President Obama recently exhorted followers to get out and vote; he called it the best “revenge.” It is a disturbing comment. Revenge against whom? Revenge for what?
Obama urging supporters to seek revenge at the polling place makes sense in the context of his long and formative relationship with the Reverend Jeremiah Wright – a relationship that the president shucked off on his trip to the Oval Office, and that the media considers poor taste to question – but one that by some accounts deeply impressed the aspiring young lawyer.
Barack Obama met Reverend Wright in 1985, at age 24, seven years before he married Michelle. Obama was an ambitious community organizer; Wright provided access to Chicago’s prosperous black community and gave Obama’s political career a leg up. After Obama lost his first campaign- for a Congressional seat – it was Wright who convinced him to stay in the game.
According to Edward Klein in his book, The Amateur, Wright preached Black Liberation Theology, which portrays blacks as victims of white America. He also preached Marxism, seeking to correct what Wright on the church’s website described as “economic mal-distribution.” As Klein points out, when an unguarded Obama talks of “spreading the wealth around,” he is channeling the teachings of his long-time pastor and mentor.
Obama’s admiration for Wright is unquestioned; a faithful attendee for some 20 years, he and Michelle donated $22,500 to Trinity United Church of Christ in 2006. Only when Wright’s shocking anti-American and anti-white sermons threatened the careful post-racial and moderate portrait his handlers had created for him did Obama walk away from his pastor.
And walk away he did – sprinted might be a better description -- after Rolling Stone magazine published a piece revealing the firebrand sermonizing of Reverend Wright, who decried how Americans believe in “white supremacy and black inferiority and believe in it more than we believe in God…”
Obama’s relationship with Wright was mostly ignored by the media until 2008, well into the primary battle with Hilary Clinton, when liberal hearts were torn. ABC News finally broadcast an especially loathsome sermon by Wright, in which the pastor uttered his infamous “Goddamn America!” Other clips showed Wright accusing the U.S. of bringing about the terrorist attacks of 9/11 through its support of “state terrorism against the Palestinians and black South Africans” concluding that “America’s chickens are coming home to roost!”
The oppression theme spun by Wright from the pulpit is echoed in President Obama’s “Dreams from My Father.” There is no question that his father’s anti-colonialist politics impacted his son’s worldview. He describes with obvious dislike the vestiges of Colonialism he witnesses in Kenya, even resenting the tourists that buoy the country’s economy. He finds them “an encroachment”, displaying a “confidence reserved for those born into their imperial cultures.”
Hinting of how he views the hardship he labors under, he describes the freedom of living in Kenya: “the freedom that comes from not feeling watched, the freedom of believing that your hair grows as it’s supposed to grow…here the world was black…you could discover all those things that were unique to your life without living a lie or committing betrayal.”

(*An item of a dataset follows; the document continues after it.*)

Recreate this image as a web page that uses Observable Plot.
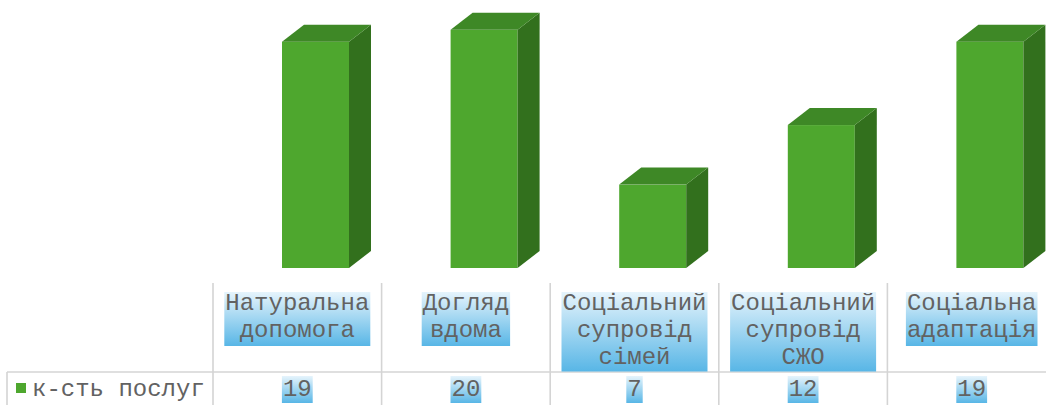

Obama thought that Kenya “offered to re-create an age when the lives of whites in foreign lands rested comfortably on the back of the darker races…” His antipathy to Great Britain, symbol of the colonial past – best expressed by his return of Winston Churchill’s bust long resident in the Oval Office – appears to reflect this simmering sense of injustice.
Another echo is the oft-repeated notion in this campaign that Obama “disdains” Mitt Romney. The word bubbles up frequently, raising uncomfortable questions. Candidates often dislike each other; that goes with the territory. But disdain suggests feeling superior. One has to wonder – what is it that Obama feels superior about?
You may not like Governor Romney’s politics, but it is hard to disdain the man. He is clearly a devoted husband and father, and the stories of his (mostly anonymous) good deeds are plentiful. He has been extremely successful – in a highly competitive business environment, in turning around a scandal-ridden Olympics, in governing a blue state. By contrast, Barack Obama had few credentials when he ran for president; a community organizer whose mark on his community was anything but profound, a legislator who left no tracks, and a Harvard Law Review head who never wrote a scholarly article.
Obama’s disdain for Mitt Romney is surely suggested by his lack of preparation for the first presidential debate; he thought he didn’t need to practice, so low was his estimation of his rival’s ability. The outcome was a disaster for the president; if Romney wins this hard-fought election, that debate will be blamed.
Is Obama disdainful of Mitt Romney because he considers his own path to have been the more arduous of the two? Surely one can only draw such a conclusion if one views the obstacles placed in the way of a young black man – obstacles erected by white people – truly daunting. They may well be huge, but Obama overcame them handily. He certainly should not need “revenge” from the polling place, and ascribing to others that urge seems demeaning and undermining. The logic may be clear, but the viewpoint behind it is truly discouraging.